Breeding, administering medicine, assisting with birthing, and guiding labs also fall under Pendry’s responsibility as herd manager, a position more frequently held by men. Pendry, however, is the farm’s third consecutive female herd manager, and she sees the farm as a model of what’s happening across the agricultural industry nationwide.
“Typically, most farms are run by men, but that’s changing,” Pendry says. “Now there are so many women filling these roles, taking over farm management, and buying farms. We currently have females in the roles of technician and calf manager — most all have been males in the past — and a majority of our student workers are female. It’s definitely changing.”
• • •
This year, NC State is celebrating its centennial anniversary of pasteurizing milk on campus by looking ahead at the program’s future.
There’s been talk of what comes next — Pendry hopes Howling Cow will create and sell cheese, while Cartwright and Hollifield have started acquiring the necessary equipment to begin their next product line: yogurt.
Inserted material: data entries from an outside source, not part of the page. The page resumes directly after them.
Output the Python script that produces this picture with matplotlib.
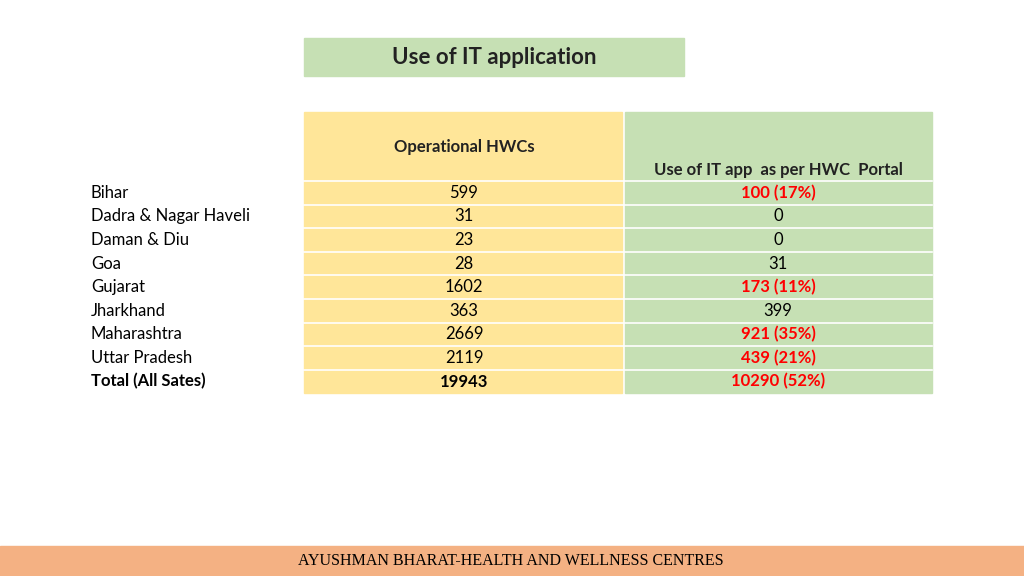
import matplotlib.pyplot as plt
from matplotlib.patches import Rectangle

states = ["Bihar", "Dadra & Nagar Haveli", "Daman & Diu", "Goa", "Gujarat",
          "Jharkhand", "Maharashtra", "Uttar Pradesh", "Total (All Sates)"]
operational = ["599", "31", "23", "28", "1602", "363", "2669", "2119", "19943"]
it_app = ["100 (17%)", "0", "0", "31", "173 (11%)", "399", "921 (35%)", "439 (21%)", "10290 (52%)"]

YELLOW = "#FFE699"
GREEN = "#C6E0B4"
FONT = "Lato"

fig = plt.figure(figsize=(10.24, 5.76), dpi=100)
ax = fig.add_axes([0, 0, 1, 1])
ax.set_xlim(0, 1024)
ax.set_ylim(576, 0)
ax.axis("off")

# title box
ax.add_patch(Rectangle((304, 38), 380, 38, color=GREEN))
ax.text(494, 58, "Use of IT application", ha="center", va="center",
        fontsize=16, fontweight="bold", family=FONT, color="#222222")

# table background
top, head_h, row_h = 112, 69, 23.6
n = len(states)
bottom = top + head_h + n * row_h
ax.add_patch(Rectangle((304, top), 318, bottom - top, color=YELLOW))
ax.add_patch(Rectangle((625, top), 307, bottom - top, color=GREEN))

ax.text(464, 147, "Operational HWCs", ha="center", va="center",
        fontsize=12, fontweight="bold", family=FONT, color="#222222")
ax.text(778, 170, "Use of IT app  as per HWC  Portal", ha="center", va="center",
        fontsize=12, fontweight="bold", family=FONT, color="#222222")

for i, (s, o, a) in enumerate(zip(states, operational, it_app)):
    y0 = top + head_h + i * row_h
    ax.plot([304, 932], [y0, y0], color="white", lw=1.2)
    yc = y0 + row_h / 2
    last = i == n - 1
    w = "bold" if last else "normal"
    ax.text(91, yc, s, ha="left", va="center", fontsize=12, family=FONT,
            fontweight=w, color="black")
    ax.text(464, yc, o, ha="center", va="center", fontsize=12, family=FONT,
            fontweight=w, color="black")
    red = "%" in a
    ax.text(778, yc, a, ha="center", va="center", fontsize=12, family=FONT,
            fontweight="bold" if red else "normal",
            color="#FF0000" if red else "black")

# footer band
ax.add_patch(Rectangle((0, 546), 1024, 30, color="#F4B183"))
ax.text(511, 561, "AYUSHMAN BHARAT-HEALTH AND WELLNESS CENTRES", ha="center",
        va="center", fontsize=11.5, family="Liberation Serif", color="black")

fig.savefig("out.png", dpi=100)
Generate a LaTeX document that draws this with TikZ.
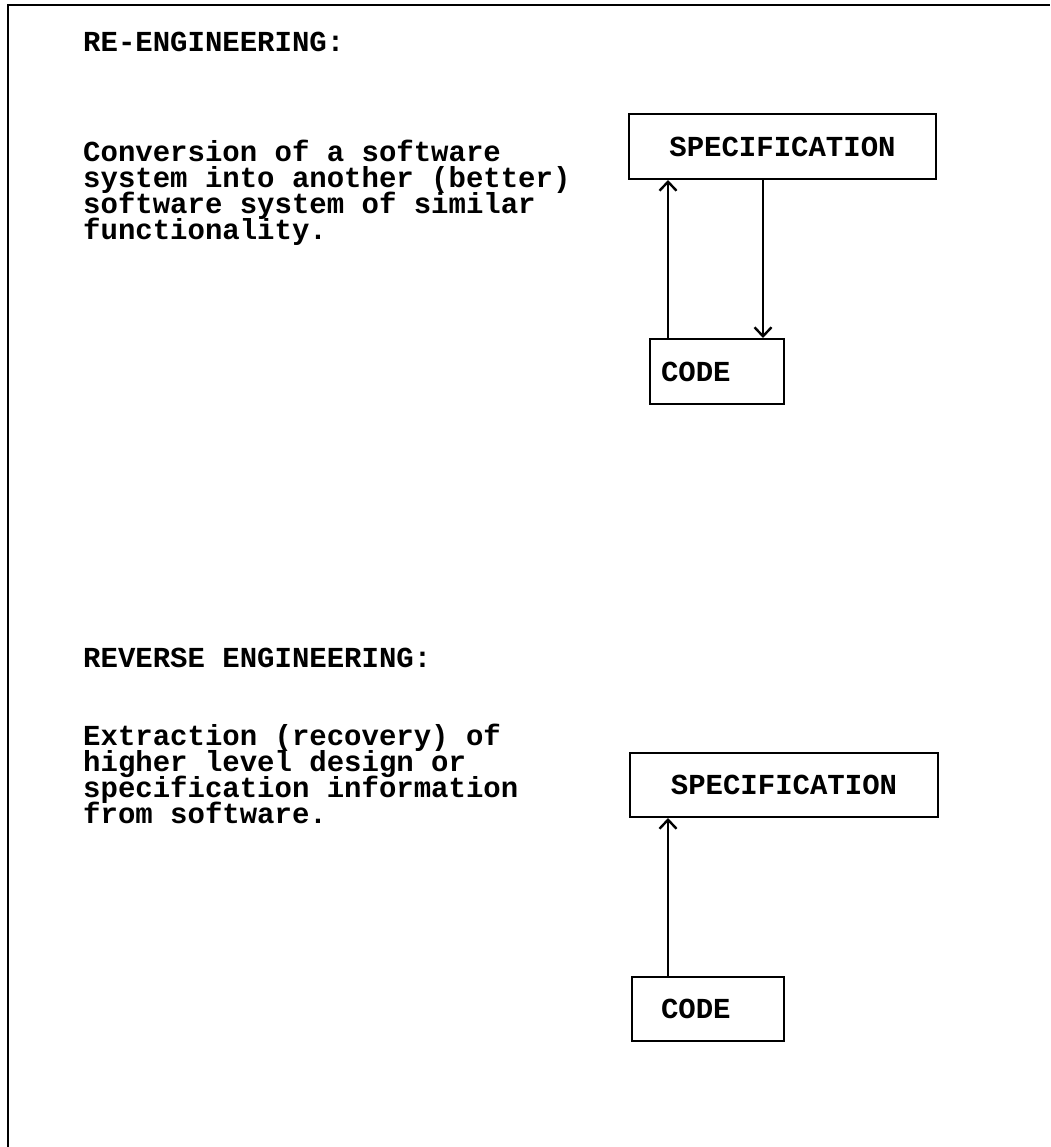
\documentclass[tikz,border=0pt]{standalone}
\usepackage{fontspec}
\setmainfont{Liberation Mono}
\usetikzlibrary{arrows.meta}
\newcommand\mytightlines{\lineskiplimit=-100pt\relax\lineskip=0pt\relax}
\tikzset{
  txt/.style={anchor=base west, inner sep=0pt, align=left, font=\bfseries\fontsize{29}{26}\selectfont\mytightlines},
  box/.style={draw, line width=2pt, inner ysep=0pt, font=\bfseries\fontsize{29}{29}\selectfont},
  arr/.style={line width=2pt, -{Straight Barb[length=9pt,width=17pt,line width=2.4pt]}},
  frame/.style={line width=2.6pt}
}
\begin{document}
\begin{tikzpicture}[x=1pt,y=-1pt]
\useasboundingbox (0,0) rectangle (1050,1147);
% frame
\coordinate (fbl) at (8,1147);
\coordinate (ftl) at (8,5);
\coordinate (ftr) at (1050,5);
\draw[frame] (fbl) -- (ftl) -- (ftr);

% section 1
\node[txt] (h1) at (83,52) {RE-ENGINEERING:};
\node[txt] (p1) at (83,240) {Conversion of a software\\system into another (better)\\software system of similar\\functionality.};

\node[box, minimum width=307pt, minimum height=65pt] (s1) at (782.5,146.5) {SPECIFICATION};
\node[box, anchor=north west, text width=112pt, inner xsep=11pt, minimum height=65pt, align=left] (c1) at (649,338) {CODE};
\coordinate (x1) at (668,0);
\coordinate (x2) at (763,0);
\draw[arr] (c1.north -| x1) -- (s1.south -| x1);
\draw[arr] (s1.south -| x2) -- (c1.north -| x2);

% section 2
\node[txt] (h2) at (83,667) {REVERSE ENGINEERING:};
\node[txt] (p2) at (83,823) {Extraction (recovery) of\\higher level design or\\specification information\\from software.};

\node[box, minimum width=308pt, minimum height=64pt] (s2) at (784,785) {SPECIFICATION};
\node[box, anchor=north west, text width=94pt, inner xsep=29pt, minimum height=64pt, align=left] (c2) at (631,976) {CODE};
\coordinate (x3) at (668,0);
\draw[arr] (c2.north -| x3) -- (s2.south -| x3);
\end{tikzpicture}
\end{document}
In April, the new Randleigh Dairy Heritage Museum, located on the NC State farm, will open its doors to FFA, 4-H, and Wake County school groups to educate students on how milk is made and how milk products are processed, with plenty of opportunities for hands-on experience. As an extension of the museum, Hollifield hopes to break ground on a new dairy education center and creamery cafe this spring; the cafe will sell Howling Cow products, and will serve as the first step for visitors in learning about where one’s food comes from.
Educating the public and students is a critical component of Howling Cow’s mission: to further the learning process about the food cycle and food science as a whole.
“We get the students involved, and this becomes a learning experience,” Cartwright says. For Cartwright, that’s the cherry on top.